Dans les grandes villes, beaucoup d'établissements manquent chroniquement de personnel administratif ou technique : Paris-VII dépense 40 % de ses crédits de fonctionnement pour payer des contractuels. Au printemps 1975, un accord a été conclu entre Jean-Pierre Soisson et les présidents d'université pour mettre fin à cette pratique et résorber un déficit qui remonte souvent à la création des universités. Mais seules les restrictions ont suivi, non les créations de postes. La hausse des prix et le blocage des subventions de fonctionnement et de recherche ont mangé les réserves des universités. Les chercheurs, en particulier, commencent à manquer de matériel. L'adoption, en 1976, de critères plus rationnels de répartition des crédits entre les universités ne compense par leur insuffisance relative.

Grogne

Le secrétariat d'État veut établir de nouveaux rapports avec les universités, devenues autonomes : attribution globale de crédits qu'elles peuvent utiliser plus librement ; discussion ouverte de leurs programmes de développement avec l'Administration.

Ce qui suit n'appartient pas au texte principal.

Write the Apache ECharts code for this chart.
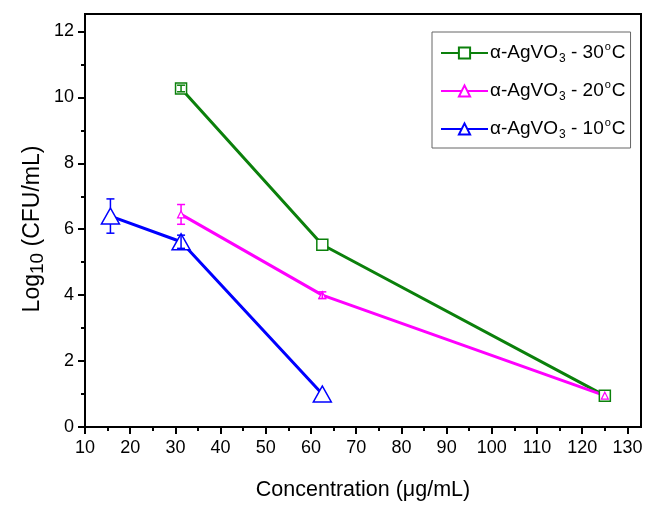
<!DOCTYPE html>
<html>
<head>
<meta charset="utf-8">
<script src="https://cdn.jsdelivr.net/npm/echarts@6/dist/echarts.min.js"></script>
<style>
  html, body { margin: 0; padding: 0; background: #fff; }
  #chart { width: 648px; height: 506px; }
</style>
</head>
<body>
<div id="chart"></div>
<script>
// Bacterial survival (log10 CFU/mL) versus alpha-AgVO3 concentration
const xTicks = [10, 20, 30, 40, 50, 60, 70, 80, 90, 100, 110, 120, 130];
const xMinorTicks = [15, 25, 35, 45, 55, 65, 75, 85, 95, 105, 115, 125];
const yTicks = [0, 2, 4, 6, 8, 10, 12];
const yMinorTicks = [1, 3, 5, 7, 9, 11];

const conc30 = [31.25, 62.5, 125];
const log30 = [10.27, 5.53, 0.95];
const err30 = [0.1, 0, 0];

const conc20 = [31.25, 62.5, 125];
const log20 = [6.45, 4.0, 0.95];
const err20 = [0.3, 0.1, 0];

const conc10 = [15.625, 31.25, 62.5];
const log10 = [6.4, 5.62, 1.0];
const err10 = [0.52, 0.2, 0];

const names = ['30', '20', '10'];
const colors = ['#0b800b', '#ff00ff', '#0000ff'];

const FONT = '"Liberation Sans", Arial, sans-serif';

function pts(xs, ys) { return xs.map((x, i) => [x, ys[i]]); }
function errPts(xs, ys, es) { return xs.map((x, i) => [x, ys[i], es[i]]); }

const chart = echarts.init(document.getElementById('chart'), null, { renderer: 'canvas' });

const legendRich = {
  t: { fontSize: 19, fontFamily: FONT, color: '#000', lineHeight: 24, verticalAlign: 'middle' },
  sub: { fontSize: 12, fontFamily: FONT, color: '#000', verticalAlign: 'bottom', lineHeight: 12, padding: [14, 0, 0, 1] },
  sup: { fontSize: 11, fontFamily: FONT, color: '#000', verticalAlign: 'top', lineHeight: 11, padding: [0, 1, 12, 1] }
};

// error bar drawer: vertical bar with caps, split around larger symbols
function errorBarSeries(data, color, symHalf, seriesName) {
  return {
    type: 'custom',
    name: seriesName + '_err',
    data: data,
    z: 5,
    silent: true,
    encode: { x: 0, y: 1 },
    renderItem: function (params, api) {
      const x = api.value(0), y = api.value(1), e = api.value(2);
      if (!e) return null;
      const hi = api.coord([x, y + e]);
      const lo = api.coord([x, y - e]);
      const c = api.coord([x, y]);
      const cap = 4;
      const st = { stroke: color, lineWidth: 1.5 };
      const children = [];
      const half = c[1] - hi[1];
      if (half > symHalf + 1) {
        children.push({ type: 'line', shape: { x1: c[0], y1: hi[1], x2: c[0], y2: c[1] - symHalf }, style: st });
        children.push({ type: 'line', shape: { x1: c[0], y1: c[1] + symHalf, x2: c[0], y2: lo[1] }, style: st });
      } else {
        children.push({ type: 'line', shape: { x1: c[0], y1: hi[1], x2: c[0], y2: lo[1] }, style: st });
      }
      children.push({ type: 'line', shape: { x1: c[0] - cap, y1: hi[1], x2: c[0] + cap, y2: hi[1] }, style: st });
      children.push({ type: 'line', shape: { x1: c[0] - cap, y1: lo[1], x2: c[0] + cap, y2: lo[1] }, style: st });
      return { type: 'group', children: children };
    }
  };
}

const seriesNames = names.map(n => 'α-AgVO3 - ' + n + '°C');

const option = {
  animation: false,
  backgroundColor: '#fff',
  textStyle: { fontFamily: FONT },
  grid: {
    left: 85, top: 14, width: 556, height: 416,
    show: true, borderColor: '#000', borderWidth: 2, backgroundColor: 'transparent'
  },
  // rotated y-axis title with subscript
  graphic: [{
    type: 'text',
    x: 33, y: 229,
    rotation: Math.PI / 2,
    style: {
      text: '{t|Log}{sub|10}{t| (CFU/mL)}',
      align: 'center', verticalAlign: 'middle',
      rich: {
        t: { fontSize: 23, fontFamily: FONT, fill: '#000', lineHeight: 28 },
        sub: { fontSize: 19, fontFamily: FONT, fill: '#000', verticalAlign: 'bottom', lineHeight: 19, padding: [11, 0, 0, 0] }
      }
    }
  }],
  legend: {
    orient: 'vertical',
    left: 432, top: 32,
    itemWidth: 47, itemHeight: 14, itemGap: 12,
    padding: [7, 5, 7, 8],
    borderColor: '#666', borderWidth: 1,
    data: seriesNames,
    formatter: function (name) {
      const t = name.match(/(\d+)°C$/)[1];
      return '{t|α-AgVO}{sub|3}{t| - ' + t + '}{sup|o}{t|C}';
    },
    textStyle: { rich: legendRich, padding: [0, 0, 0, -3] }
  },
  xAxis: [{
    type: 'value', min: 10, max: 133,
    interval: 10,
    name: 'Concentration (μg/mL)',
    nameLocation: 'middle', nameGap: 52,
    nameTextStyle: { fontSize: 21.5, color: '#000', fontFamily: FONT },
    axisLine: { show: true, lineStyle: { color: '#000', width: 2 } },
    axisTick: { show: true, inside: false, length: 7, customValues: xTicks, lineStyle: { color: '#000', width: 2 } },
    axisLabel: { show: true, customValues: xTicks, margin: 12, fontSize: 18, color: '#000', fontFamily: FONT },
    splitLine: { show: false }
  }, {
    type: 'value', min: 10, max: 133, position: 'bottom',
    axisLine: { show: false },
    axisTick: { show: true, length: 4, customValues: xMinorTicks, lineStyle: { color: '#000', width: 2 } },
    axisLabel: { show: false },
    splitLine: { show: false }
  }],
  yAxis: [{
    type: 'value', min: 0, max: 12.53,
    interval: 2,
    axisLine: { show: true, lineStyle: { color: '#000', width: 2 } },
    axisTick: { show: true, inside: false, length: 7, customValues: yTicks, lineStyle: { color: '#000', width: 2 } },
    axisLabel: { show: true, customValues: yTicks, margin: 11, fontSize: 18, color: '#000', fontFamily: FONT },
    splitLine: { show: false }
  }, {
    type: 'value', min: 0, max: 12.53, position: 'left',
    axisLine: { show: false },
    axisTick: { show: true, length: 4, customValues: yMinorTicks, lineStyle: { color: '#000', width: 2 } },
    axisLabel: { show: false },
    splitLine: { show: false }
  }],
  series: [
    {
      type: 'line', name: seriesNames[0], data: pts(conc30, log30),
      color: colors[0], z: 3,
      lineStyle: { width: 3, color: colors[0] },
      symbol: 'rect', symbolSize: 11, showAllSymbol: true,
      itemStyle: { color: '#fff', borderColor: colors[0], borderWidth: 1.5 }
    },
    {
      type: 'line', name: seriesNames[1], data: pts(conc20, log20),
      color: colors[1], z: 3,
      lineStyle: { width: 3, color: colors[1] },
      symbol: 'triangle', symbolSize: 7, showAllSymbol: true,
      itemStyle: { color: '#fff', borderColor: colors[1], borderWidth: 1.2 }
    },
    {
      type: 'line', name: seriesNames[2], data: pts(conc10, log10),
      color: colors[2], z: 3,
      lineStyle: { width: 3, color: colors[2] },
      symbol: 'triangle', symbolSize: [18, 16], showAllSymbol: true,
      itemStyle: { color: '#fff', borderColor: colors[2], borderWidth: 1.5 }
    },
    errorBarSeries(errPts(conc30, log30, err30), colors[0], 5, seriesNames[0]),
    errorBarSeries(errPts(conc20, log20, err20), colors[1], 3, seriesNames[1]),
    errorBarSeries(errPts(conc10, log10, err10), colors[2], 8, seriesNames[2])
  ]
};

chart.setOption(option);
</script>
</body>
</html>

Mais parfois il ne se prive pas d'intervenir sans consultation dans la vie des universités, à Mulhouse et à Clermont-Ferrand comme à Caen. Pour l'université de Corse, créée (sur le papier) en novembre 1975, il reprend la même organisation qu'à Compiègne. Un directoire comprend le président, nommé par le secrétariat d'État, et les directeurs, nommés par lui, des quatre départements prévus (sciences juridiques ; administration économique et sociale ; formation aux professions du tourisme ; sciences et techniques). Quatorze des vingt-cinq membres du conseil d'université sont des personnalités extérieures, nommées aussi par le secrétariat d'État, et non des représentants du personnel et des usagers de l'établissement.

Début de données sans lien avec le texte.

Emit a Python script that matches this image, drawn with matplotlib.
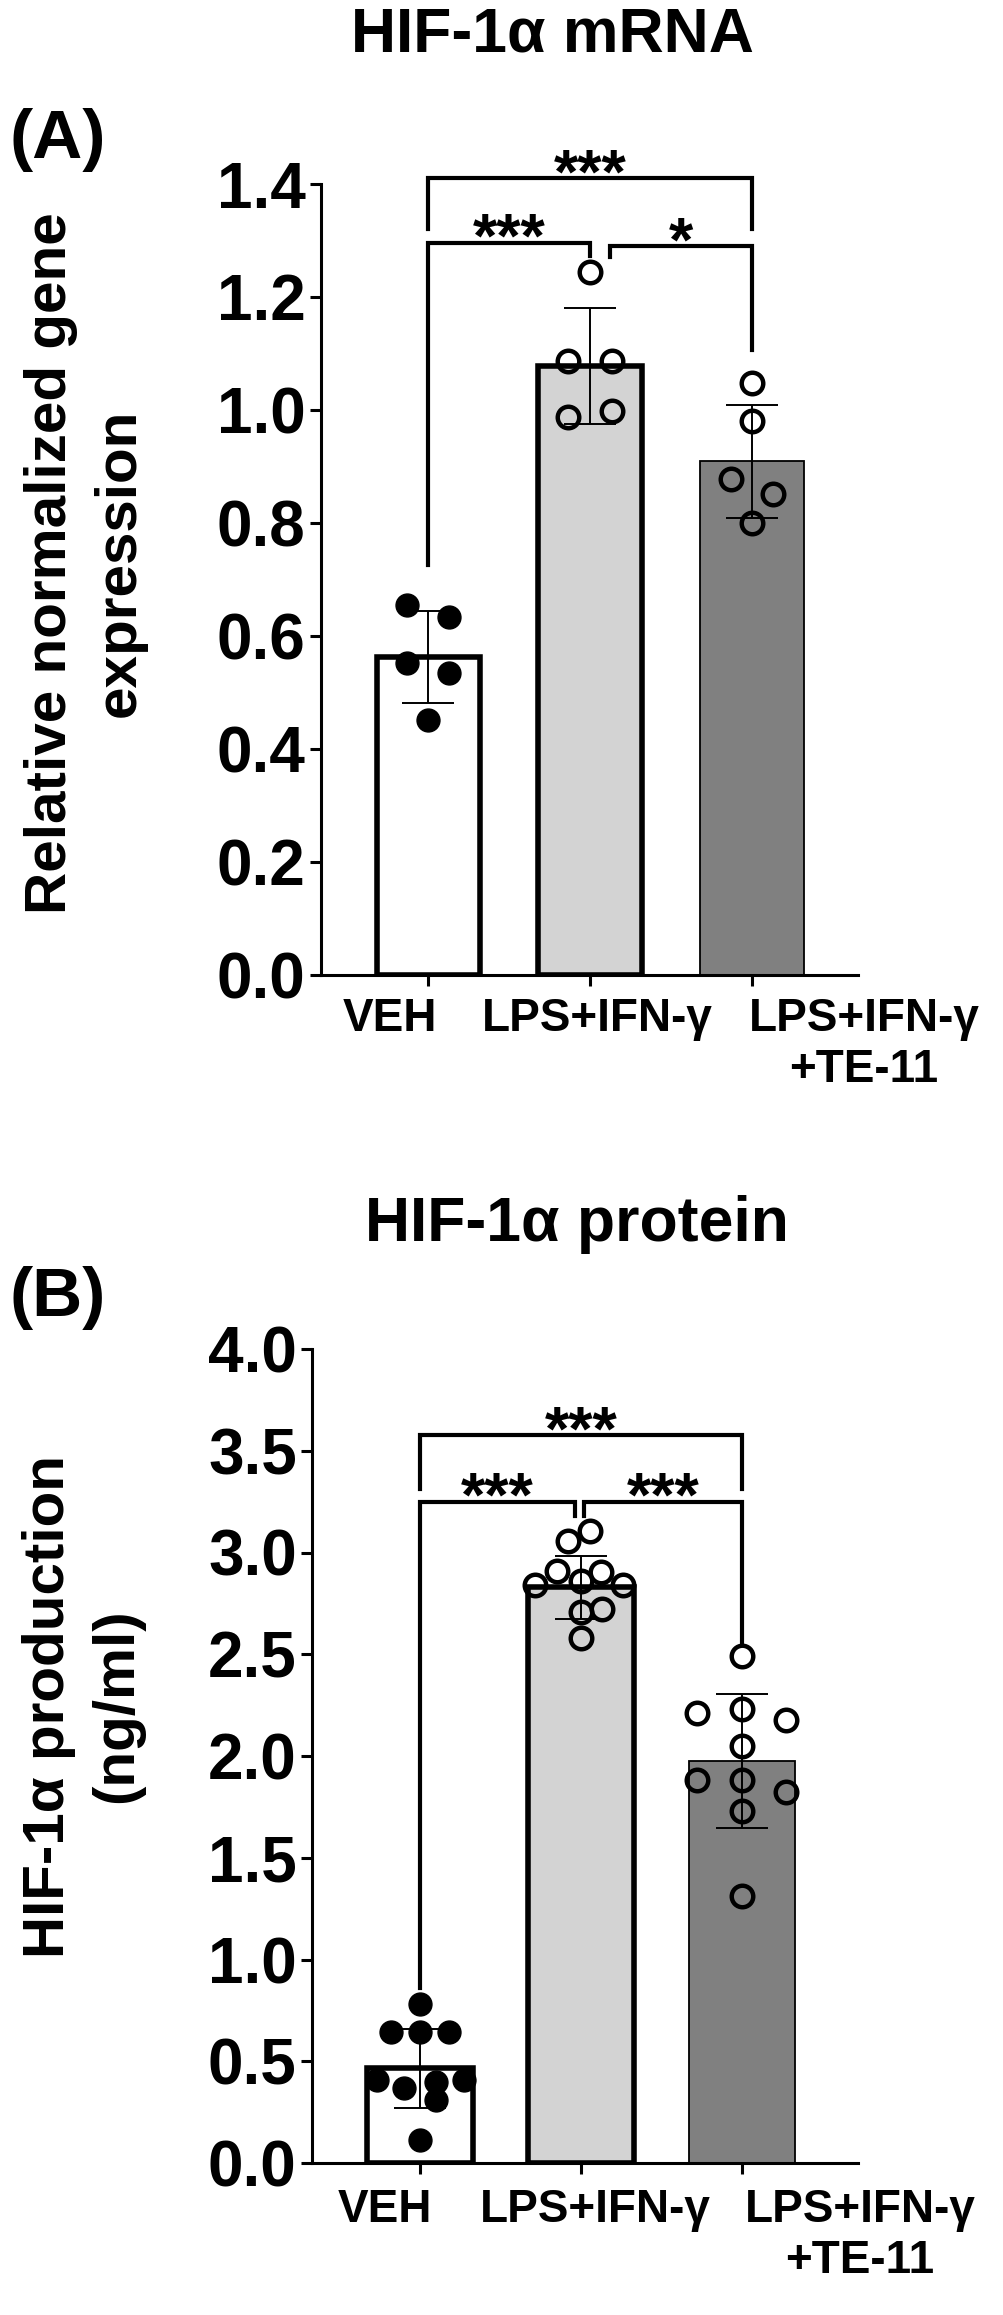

Au total, la politique de dialogue engagée par Jean-Pierre Soisson avec les universités (surtout avec leurs présidents) et ses multiples proclamations de bonnes intentions ne suffisent pas à calmer l'irritation provoquée par certaines décisions arbitraires et surtout par la modicité des moyens. Celle-ci se traduit en 1975-1976 par un glissement à gauche de nombreux conseils d'université, qui se répercute sur le choix des présidents : des syndicalistes succèdent à des notables.

Explosion

Pendant l'hiver, la réforme du deuxième cycle met le feu aux poudres. C'est le premier mouvement d'importance dans les universités depuis 1972.

À Nantes, en décembre 1975, une grève des étudiants en droit pour faire inscrire en troisième cycle 68 de leurs camarades qui n'avaient pas été admis, gagne l'ensemble de l'université et se prolonge jusqu'au 23 janvier 1976 : la crainte de l'avenir a sensibilisé les étudiants aux propositions des gauchistes. En janvier, à Tours, ce sont les difficultés de fonctionnement et les revendications du personnel administratif des UER de lettres qui donnent le départ d'une longue grève d'étudiants, encore isolée.

Tardivement, mais vigoureusement combattu par le Syndicat national de l'enseignement supérieur (SNESup) et le Syndicat général de l'Éducation nationale (CFDT), l'arrêté réformant les études du deuxième cycle est publié le 20 janvier 1976. Mais c'est seulement à partir de la deuxième semaine de février que les grèves d'étudiants se multiplient contre cette réforme, et de plus en plus rapidement, gagnant successivement Rennes, Amiens, Grenoble, Limoges, Orléans, Bordeaux, Perpignan, Dijon : des établissements qui passent pour agités et d'autres réputés calmes, des universités où l'influence des mouvements de gauche ou des gauchistes est importante et d'autres où elle est faible. Les grèves s'y étendent vite à toutes les disciplines, sauf la médecine et la pharmacie, généralement sans rencontrer d'opposition.

Parfois, comme à Toulouse, à Clermont-Ferrand ou à l'Institut national des sciences appliquées de Lyon, elles sont aussi suscitées par des difficultés locales. Dans les instituts universitaires de technologie, les inquiétudes provoquées par la réforme du deuxième cycle prolongent un mouvement quasiment annuel pour obtenir la reconnaissance du diplôme de fin d'études dans les conventions collectives.